The Context: Revolut isn’t just an exchange. It’s a banking app with a custodial wallet. It’s the on-ramp for the next wave of European users. By delisting USDT, they’re signaling that compliance—not liquidity, not network effects—is the new survival threshold. I’ve seen this playbook before. In 2017, I audited a DEX in Mumbai and spotted an integer overflow in the liquidity pool logic. The team merged my fix in 48 hours. That taught me: code is law, but regulation is the architect who redraws the blueprint.
The real story here isn’t about Tether’s reserve transparency or the FUD around a single delisting. It’s about the re-architecture of stablecoin infrastructure. For years, we assumed that network effects (USDT’s >70% market share) would protect it from regulatory friction. But infrastructure doesn’t care about history—it cares about resilience. MiCA mandates that stablecoin issuers hold a license, prove reserve audits, and comply with consumer protections. Tether has chosen opacity over adaptation. Revolut’s move is the first domino.
Let’s run the numbers. USDT processes billions daily on Ethereum and Tron. Revolut’s decision affects only a slice of European traffic. But think about the narrative shift.

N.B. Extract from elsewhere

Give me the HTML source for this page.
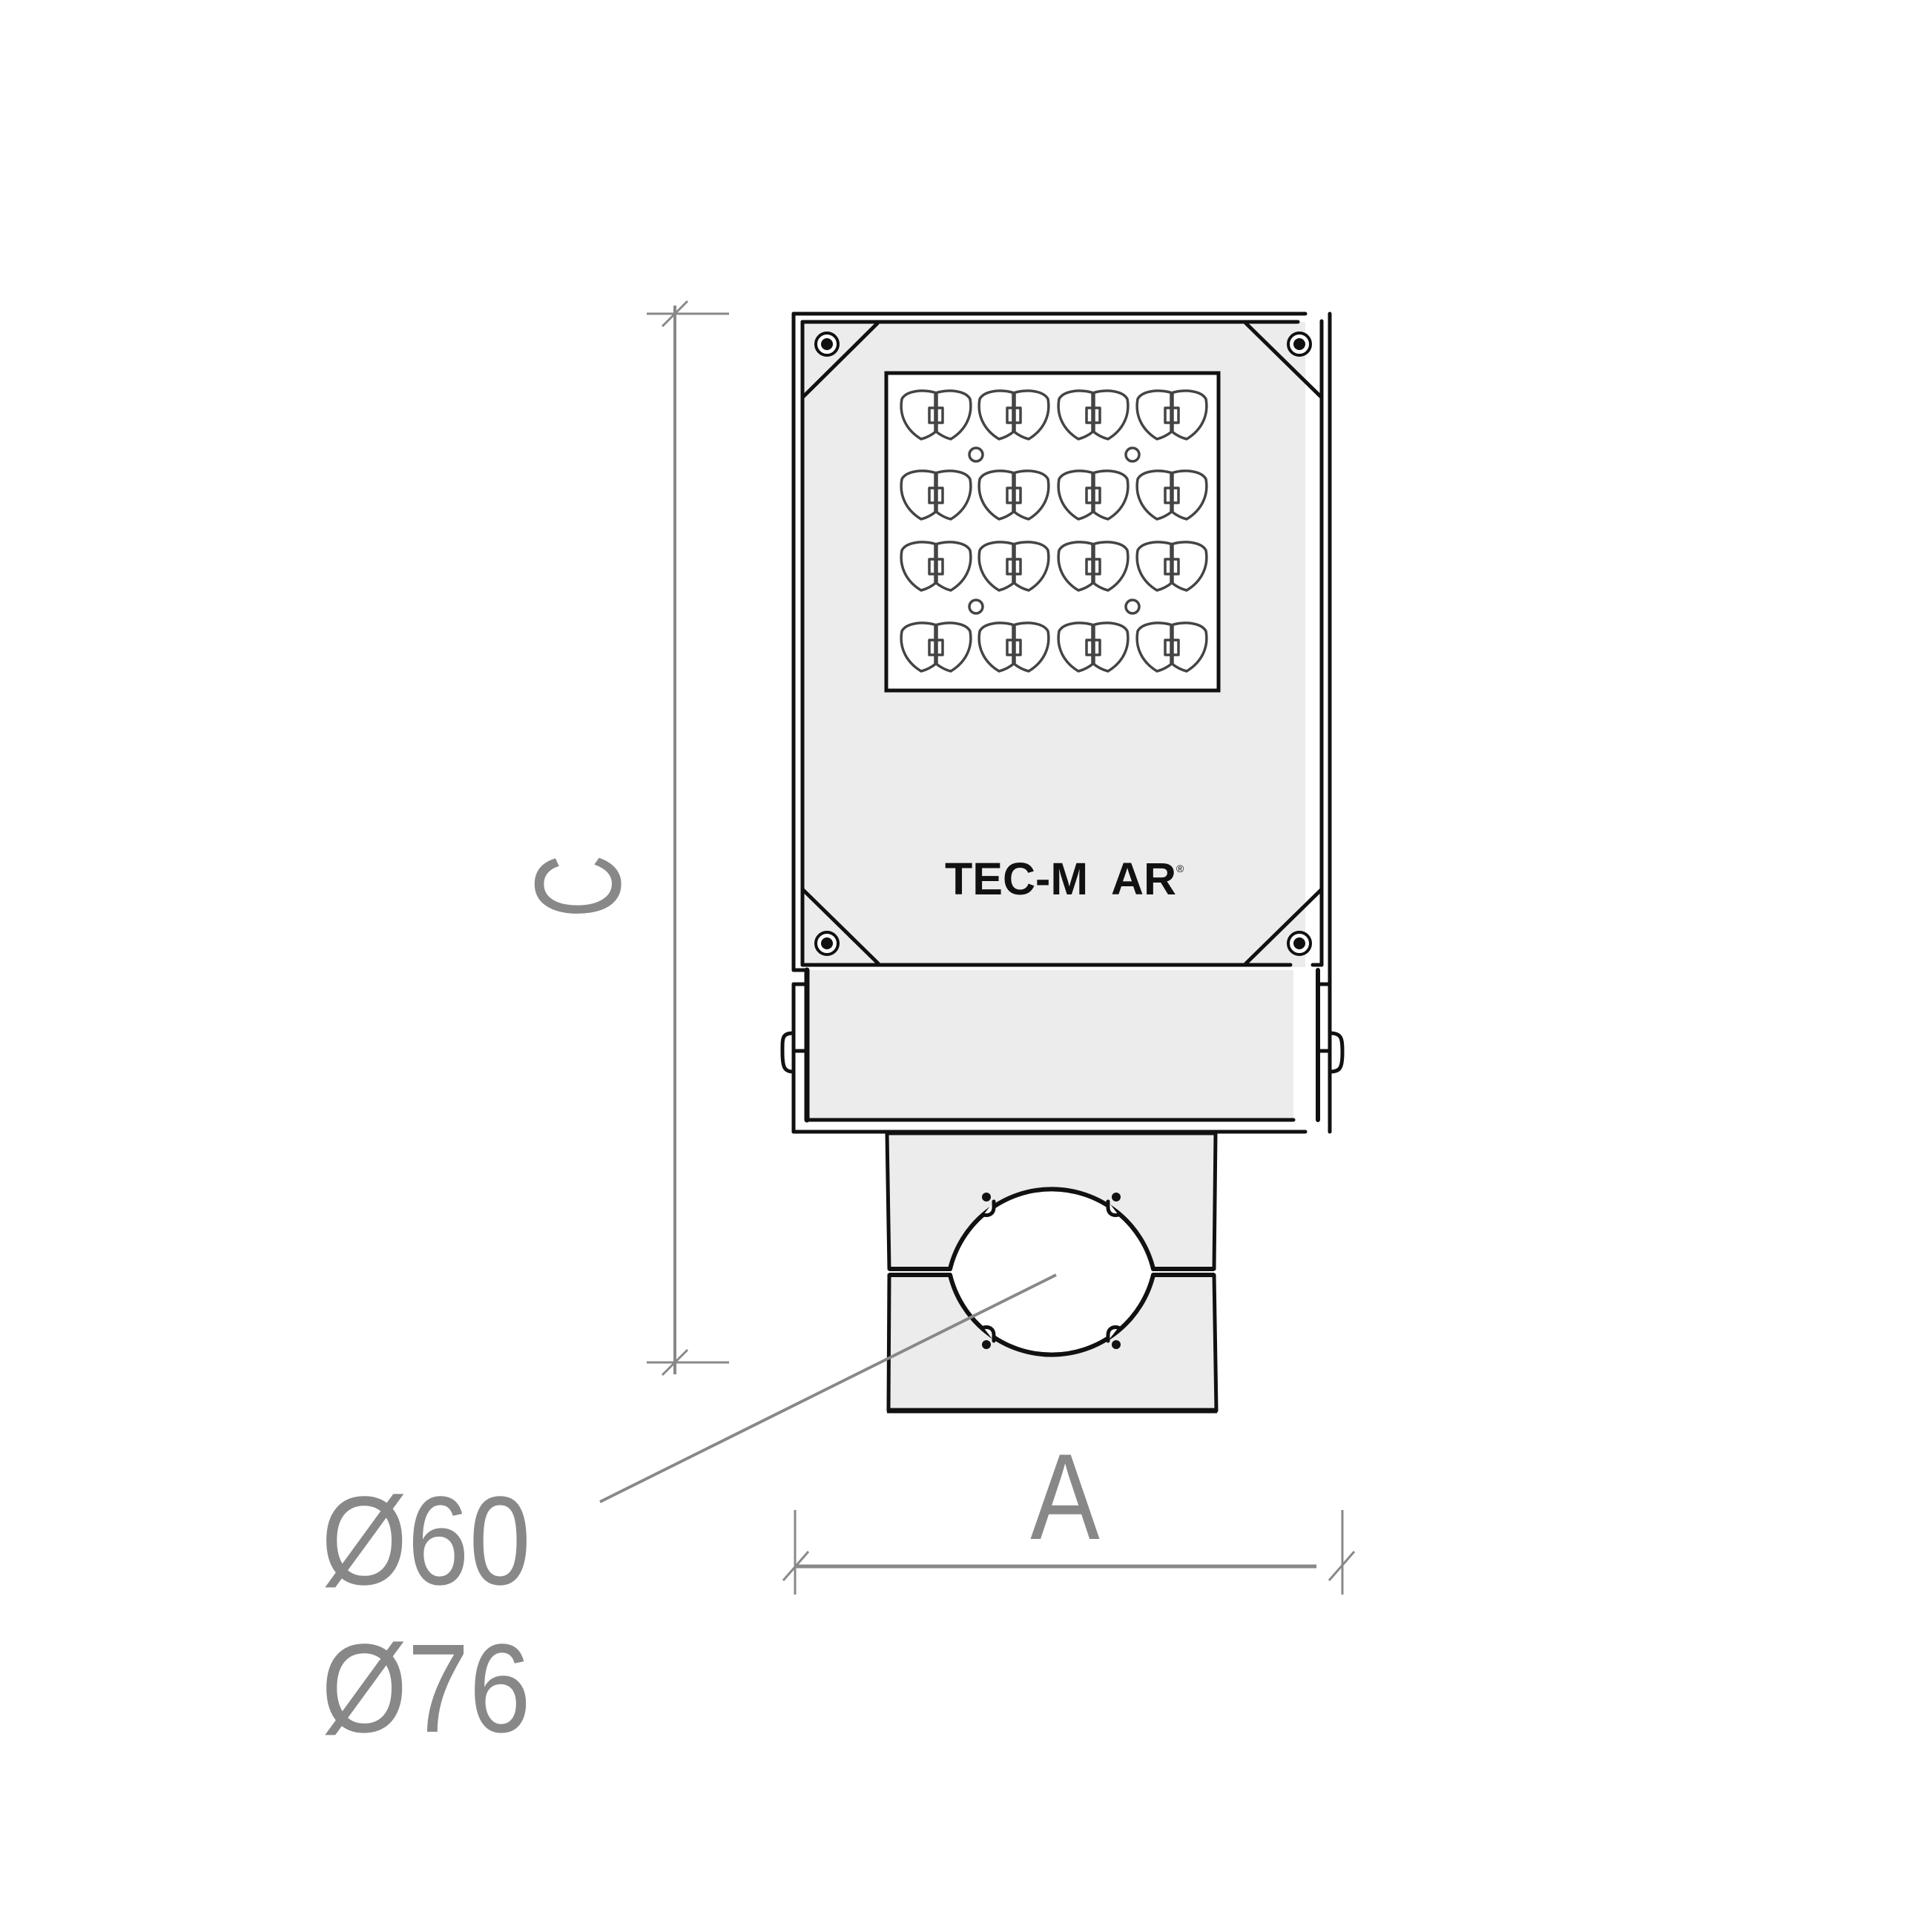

Every time a regulated entity drops USDT, it reinforces the 'compliance gap' story. I’ve observed three clear signals from this event: (1) The cost of non-compliance is rising exponentially—just ask any DeFi protocol that ignored KYC. (2) USDC benefits immediately—Circle has built its brand on transparency and licensing. (3) The real opportunity is in modular infrastructure—building bridges between compliant tokens and decentralized liquidity pools.
Now, the contrarian angle. Some say USDT is too big to fail, that its liquidity depth insulates it from isolated delistings. They’re mistaking speed for stability. Speed is a feature, not a bug, until it breaks. USDT’s speed comes from centralized reserve management. That’s a single point of failure in a regulatory storm. I’ve watched yield farmers pivot from farm to farm chasing transient APRs. Yields are transient; infrastructure is permanent. The moment a regulator seizes or freezes USDT reserves—even partially—the network effect shatters. Revolut’s delisting is a dress rehearsal for that scenario.
But here’s the twist: this isn’t a death sentence for USDT. It’s a fragmentation event. USDT will thrive in grey markets, on unregulated exchanges, and in regions where compliance is optional. The protocol is neutral; the user is the variable. For European retail investors, the choice is now forced: hold USDC, or risk frozen assets. For institutional players, this accelerates the shift toward multi-collateral stablecoin strategies. I’ve consulted for a Mumbai-based fintech integrating non-custodial wallets with institutional-grade compliance. We built a hybrid custody solution that supports both decentralized and regulated assets. That is the future—a stack that adapts to regulatory gravity, not fights it.
So what’s the takeaway? Don’t watch the price. Watch the infrastructure. Every delisting, every license application, every audit report—these are the metadata of systemic change. Curation is the new consensus mechanism. The market is no longer choosing winners based on yield or hype; it’s curating for survivability. Revolut just curated USDT out.
I don’t predict trends; I ride the volatility. And right now, the volatility isn’t in USDT’s price—it’s in its future utility. Build for a world where compliance is core, not optional. That’s the only way to survive the next bear. The rest is noise.